Goal of the exercise →
Print exactly the lines from the first one down to the line containing "XAxis, YAxis, CartesianGrid", both ends included, with no pictures and nothing else.

Supplied information →
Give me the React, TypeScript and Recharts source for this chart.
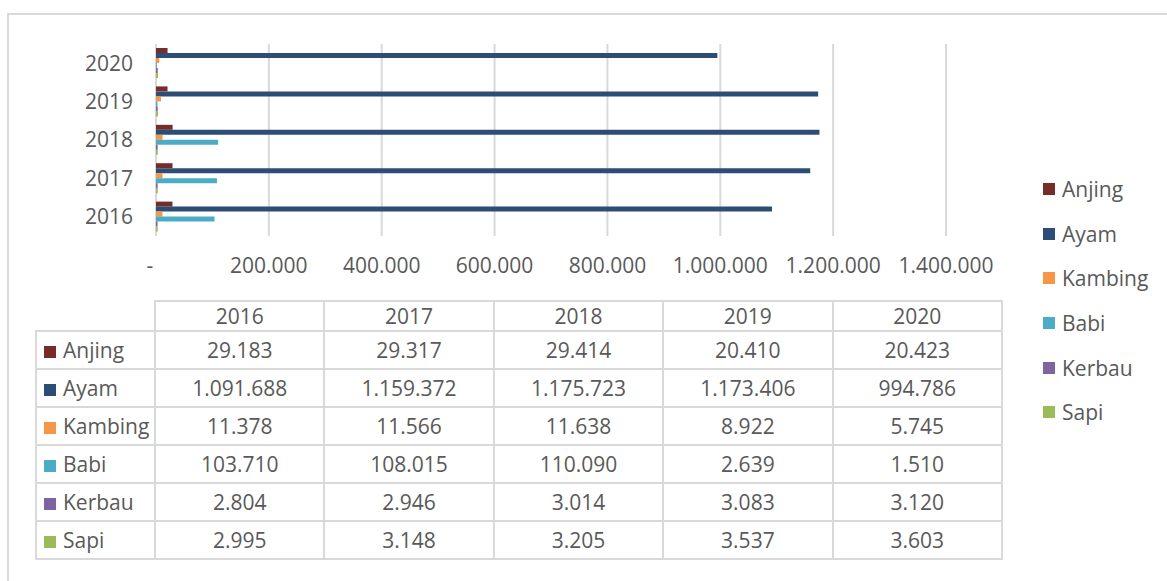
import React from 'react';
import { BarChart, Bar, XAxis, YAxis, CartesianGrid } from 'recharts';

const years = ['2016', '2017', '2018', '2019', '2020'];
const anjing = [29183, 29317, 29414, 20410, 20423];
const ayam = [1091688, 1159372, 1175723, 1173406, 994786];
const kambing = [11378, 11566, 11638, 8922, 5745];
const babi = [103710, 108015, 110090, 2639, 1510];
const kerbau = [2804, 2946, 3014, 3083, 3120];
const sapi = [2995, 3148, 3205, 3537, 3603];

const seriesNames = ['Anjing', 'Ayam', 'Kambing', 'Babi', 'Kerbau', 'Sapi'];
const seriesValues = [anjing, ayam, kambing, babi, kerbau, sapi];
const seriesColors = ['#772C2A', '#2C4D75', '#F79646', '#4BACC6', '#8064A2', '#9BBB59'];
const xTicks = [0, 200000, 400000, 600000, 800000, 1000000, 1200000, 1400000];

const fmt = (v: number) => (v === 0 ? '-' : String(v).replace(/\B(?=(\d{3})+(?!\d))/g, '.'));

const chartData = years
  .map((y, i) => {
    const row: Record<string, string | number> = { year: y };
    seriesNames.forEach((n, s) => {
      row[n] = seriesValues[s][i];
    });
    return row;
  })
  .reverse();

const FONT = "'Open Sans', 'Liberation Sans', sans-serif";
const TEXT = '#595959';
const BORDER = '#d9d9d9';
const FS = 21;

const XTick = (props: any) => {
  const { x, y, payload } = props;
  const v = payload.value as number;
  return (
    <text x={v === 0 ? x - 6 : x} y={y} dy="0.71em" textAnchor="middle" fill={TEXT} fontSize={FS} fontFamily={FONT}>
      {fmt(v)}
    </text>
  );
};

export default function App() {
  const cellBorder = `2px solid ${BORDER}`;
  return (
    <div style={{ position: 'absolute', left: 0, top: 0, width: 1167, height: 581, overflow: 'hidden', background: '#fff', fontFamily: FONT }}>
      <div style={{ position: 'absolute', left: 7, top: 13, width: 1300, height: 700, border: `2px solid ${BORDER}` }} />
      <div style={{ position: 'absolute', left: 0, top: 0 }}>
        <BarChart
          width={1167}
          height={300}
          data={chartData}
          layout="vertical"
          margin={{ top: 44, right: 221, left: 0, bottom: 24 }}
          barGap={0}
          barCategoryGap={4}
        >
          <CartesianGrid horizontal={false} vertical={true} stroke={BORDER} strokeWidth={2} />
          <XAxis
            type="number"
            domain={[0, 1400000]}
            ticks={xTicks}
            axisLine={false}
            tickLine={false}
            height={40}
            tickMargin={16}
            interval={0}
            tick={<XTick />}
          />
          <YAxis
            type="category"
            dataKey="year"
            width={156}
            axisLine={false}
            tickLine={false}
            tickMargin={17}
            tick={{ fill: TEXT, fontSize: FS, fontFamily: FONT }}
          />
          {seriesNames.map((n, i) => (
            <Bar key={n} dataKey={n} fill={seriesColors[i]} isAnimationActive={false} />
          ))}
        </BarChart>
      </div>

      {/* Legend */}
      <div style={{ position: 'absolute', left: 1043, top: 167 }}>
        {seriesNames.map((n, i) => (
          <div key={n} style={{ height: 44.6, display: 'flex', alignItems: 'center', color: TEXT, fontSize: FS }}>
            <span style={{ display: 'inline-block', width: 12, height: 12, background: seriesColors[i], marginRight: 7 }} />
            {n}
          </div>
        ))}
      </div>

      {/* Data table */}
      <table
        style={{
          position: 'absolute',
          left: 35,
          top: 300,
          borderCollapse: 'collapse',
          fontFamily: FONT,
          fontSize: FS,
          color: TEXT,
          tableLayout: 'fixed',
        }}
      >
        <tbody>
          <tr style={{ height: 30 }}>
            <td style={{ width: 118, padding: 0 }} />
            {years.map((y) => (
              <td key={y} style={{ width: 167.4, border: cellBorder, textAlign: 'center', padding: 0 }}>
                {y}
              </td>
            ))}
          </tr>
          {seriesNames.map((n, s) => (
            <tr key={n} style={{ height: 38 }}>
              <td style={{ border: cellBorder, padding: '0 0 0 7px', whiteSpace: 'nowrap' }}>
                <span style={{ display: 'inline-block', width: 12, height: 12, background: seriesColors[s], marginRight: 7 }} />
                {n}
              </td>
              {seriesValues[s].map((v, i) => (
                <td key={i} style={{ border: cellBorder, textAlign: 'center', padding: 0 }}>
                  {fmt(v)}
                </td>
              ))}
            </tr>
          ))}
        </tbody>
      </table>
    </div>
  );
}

Result →
Give me the React, TypeScript and Recharts source for this chart.
import React from 'react';
import { BarChart, Bar, XAxis, YAxis, CartesianGrid } from 'recharts';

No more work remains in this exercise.